Renal US after Abdominal CT for Inpatient AKI

Plan: Hospital acquired acute kidney injury (AKI) is usually due to multiple causes (nephrotoxic medications, hypotension, etc), and renal obstruction is rarely the cause in patients without risk factors (pelvic mass, renal stone, and others). Evaluation of 100 inpatient renal US in our hospital performed for AKI revealed that 90% were negative for obstruction, and no patient had obstruction requiring an intervention. To safely reduce ordering of renal US for inpatients with AKI, we created an alert to fire when an abdominal US is ordered within 72 hours of an abdominal CT.

Do: Developed in collaboration with the nephrology department. Medicine and surgery faculty were informed by email and asked to disseminate the information to their faculty and house staff.

  • Inclusion criteria: adults inpatients with abdomen CT performed within 72 hours
  • Exclusion criteria for alert: pediatric, oncology and transplant patients
  • Allowable acknowledgement reasons to proceed with the order
    • radiologist recommended
    • evaluate gallbladder
    • evaluate vasculature as CT was noncontrast
    • transplant patient
    • paracentesis mark
    • relevant intervention since CT (nephrostomy tube…)
    • Other: specify in comments

Effectiveness in reducing orders: 16%

Study: Data analysis during the study phase of the initiative revealed that US added value for patients with suspected gallbladder disease, but was generally not useful for patients with normal kidneys and no existing pathology that could cause renal obstruction on CT, in the absence of an intervening procedure. For US orders that were canceled, chart review revealed that no value would have been added by performing the exam.

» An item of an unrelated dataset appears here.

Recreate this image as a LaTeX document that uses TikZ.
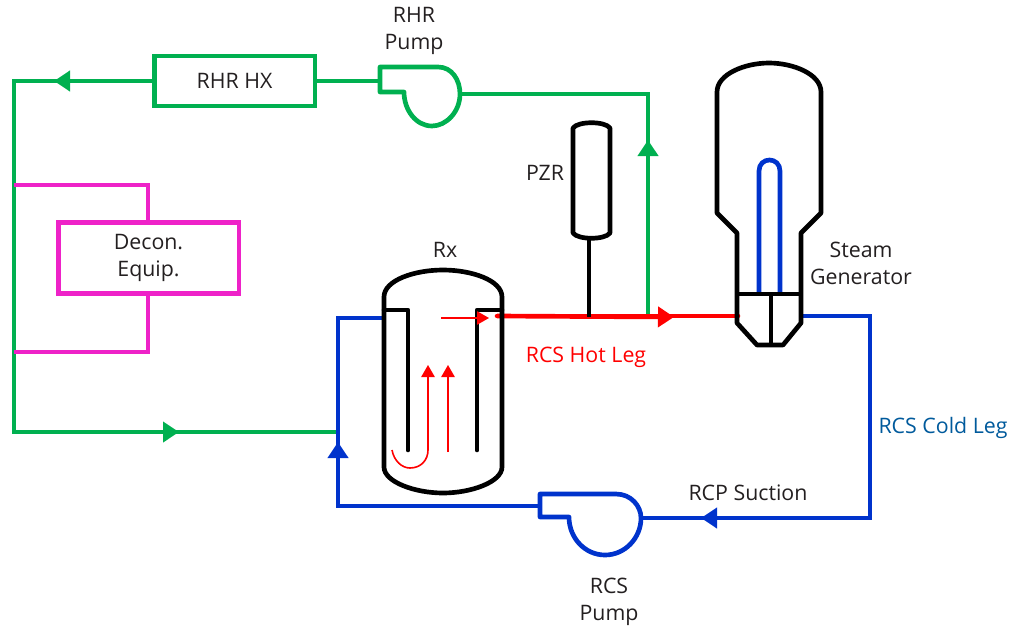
\documentclass[tikz,border=0pt]{standalone}
\usepackage{fontspec}
\setmainfont{Open Sans}
\usetikzlibrary{arrows.meta}
\definecolor{grn}{HTML}{00B050}
\definecolor{blu}{HTML}{0033CC}
\definecolor{mag}{HTML}{EE22C8}
\definecolor{rd}{HTML}{FF0000}
\definecolor{cold}{HTML}{005A9C}
\definecolor{txt}{HTML}{231F20}
\tikzset{
  pipe/.style={line width=3.5pt,line join=miter},
  vessel/.style={pipe,draw=black,line join=round},
  greenpipe/.style={pipe,draw=grn},
  bluepipe/.style={pipe,draw=blu},
  magpipe/.style={pipe,draw=mag},
  redpipe/.style={pipe,draw=rd},
  thinred/.style={line width=1.2pt,draw=rd},
  bigtip/.style={-{Triangle[length=12pt,width=15pt]}},
  smalltip/.style={-{Triangle[length=9pt,width=10pt]}},
  lab/.style={font=\fontsize{16}{20.25}\selectfont,text=txt,inner sep=0pt,align=center},
  boxg/.style={draw=grn,line width=3.5pt,minimum width=120.5pt,minimum height=37.5pt,inner sep=0pt,font=\fontsize{16}{20.25}\selectfont,text=txt},
  boxm/.style={draw=mag,line width=3.5pt,minimum width=135.5pt,minimum height=53.5pt,inner sep=0pt,align=center,font=\fontsize{16}{20.25}\selectfont,text=txt}
}
\begin{document}
\begin{tikzpicture}[x=0.75pt,y=-0.75pt]
\useasboundingbox (0,0) rectangle (1013,628);
% boxes
\node[boxg] (hx) at (234.5,81) {RHR HX};
\node[boxm] (decon) at (148.5,258) {\raisebox{-2pt}{Decon.}\\[0pt]\raisebox{-2pt}{Equip.}};
% named junctions
\coordinate (gTL) at (14,81);
\coordinate (gBL) at (14,432);
\coordinate (gIn) at (338,432);
\coordinate (gTip1) at (54,81);
\coordinate (gTip2) at (179,432);
\coordinate (gTip3) at (648,140);
\coordinate (gCorner) at (648,94);
\coordinate (gJoin) at (648,316);
\coordinate (pIn) at (381,81);
\coordinate (pOut) at (460,94);
% green loop
\draw[greenpipe] (hx.west) -- (gTL) -- (gBL) -- (gIn);
\draw[grn,line width=3.5pt,bigtip] (hx.west) -- (gTip1);
\draw[grn,line width=3.5pt,bigtip] (gBL) -- (gTip2);
\draw[greenpipe] (hx.east) -- (pIn);
\draw[greenpipe] (pOut) -- (gCorner) -- (gJoin);
\draw[grn,line width=3.5pt,bigtip] (gJoin) -- (gTip3);
% RHR pump
\draw[greenpipe,line join=round] (380,67) -- (438,67) .. controls (452,67) and (460,80) .. (460,94)
  .. controls (460,112) and (446,126) .. (432,126) .. controls (416,126) and (404,110) .. (404,92)
  -- (380,92) -- cycle;
% magenta
\coordinate (mA) at (14,185); \coordinate (mB) at (148,185);
\coordinate (mC) at (14,352); \coordinate (mD) at (148,352);
\draw[magpipe] (mA) -- (mB) -- (decon.north -| mB);
\draw[magpipe] (decon.south -| mD) -- (mD) -- (mC);
% blue loop
\coordinate (bA) at (384,318); \coordinate (bB) at (338,318); \coordinate (bC) at (338,506);
\coordinate (bD) at (541,506); \coordinate (bE) at (641,518); \coordinate (bF) at (870,518);
\coordinate (bG) at (870,316); \coordinate (bH) at (801,316);
\coordinate (bTip1) at (338,442); \coordinate (bTip2) at (701,518);
\draw[bluepipe] (bA) -- (bB) -- (bC) -- (bD);
\draw[bluepipe] (bE) -- (bF) -- (bG) -- (bH);
\draw[blu,line width=3.5pt,bigtip] (bC) -- (bTip1);
\draw[blu,line width=3.5pt,bigtip] (bF) -- (bTip2);
% RCS pump
\draw[bluepipe,line join=round] (540,494) -- (616,494) .. controls (631,494) and (641,506) .. (641,518)
  .. controls (641,538) and (625,555) .. (605,555) .. controls (585,555) and (569,538) .. (569,517)
  -- (540,517) -- cycle;
% hot leg
\coordinate (rA) at (497,316); \coordinate (rB) at (738,316); \coordinate (rTip) at (674,317);
\draw[redpipe,line cap=round] (rA) -- (rB);
\draw[rd,line width=3.5pt,bigtip] (rA) -- (rTip);
% reactor
\draw[vessel] (384,310) -- (384,297) .. controls (384,280) and (415,270) .. (443,270)
  .. controls (471,270) and (502,280) .. (502,297) -- (502,467)
  .. controls (502,482) and (471,493) .. (443,493) .. controls (415,493) and (384,482) .. (384,467) -- cycle;
\draw[vessel,line cap=round] (384,310) -- (408,310) -- (408,450);
\draw[vessel,line cap=round] (502,310) -- (477,310) -- (477,450);
% in-vessel flow
\draw[thinred,smalltip] (441,318) -- (489,318);
\draw[thinred,smalltip] (448,452) -- (448,365);
\draw[thinred,smalltip] (392,450) .. controls (394,461) and (402,468) .. (410,468)
  .. controls (421,468) and (428,460) .. (428,450) -- (428,365);
% PZR
\draw[vessel] (573,128) .. controls (578,121) and (605,121) .. (610,128) -- (610,233)
  .. controls (605,240) and (578,240) .. (573,233) -- cycle;
\coordinate (pzrB) at (589,240); \coordinate (pzrJ) at (589,317);
\draw[vessel] (pzrB) -- (pzrJ);
% steam generator
\draw[bluepipe] (759,294) -- (759,171) .. controls (759,164) and (764,160) .. (769.5,160)
  .. controls (775,160) and (780,164) .. (780,171) -- (780,294);
\draw[vessel] (717,213) -- (717,92) .. controls (717,74) and (745,63) .. (769,63)
  .. controls (793,63) and (821,74) .. (821,92) -- (821,213) -- (801,233) -- (801,323)
  -- (783,345) -- (757,345) -- (737,323) -- (737,233) -- cycle;
\draw[vessel] (737,294) -- (801,294);
\draw[vessel] (771,294) -- (771,345);
% labels
\node[lab] (t1) at (414,31) {RHR\\Pump};
\node[lab] (t2) at (545,173) {PZR};
\node[lab] (t3) at (445,250) {Rx};
\node[lab] (t4) at (861,263) {Steam\\Generator};
\node[lab,text=rd] (t5) at (586,357) {RCS Hot Leg};
\node[lab,text=cold] (t6) at (943,428) {RCS Cold Leg};
\node[lab] (t7) at (748,493) {RCP Suction};
\node[lab] (t8) at (609,602) {RCS\\Pump};
\end{tikzpicture}
\end{document}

Lessons learned (Act): This initiative requires broad education of house staff and nephrology teams, to overcome the long-standing practice of automatically ordering or recommending renal US in patients with hospital acquired AKI. Lectures on imaging appropriateness were delivered to internal medicine house staff, and medicine chief residents were engaged in the project in January 2019.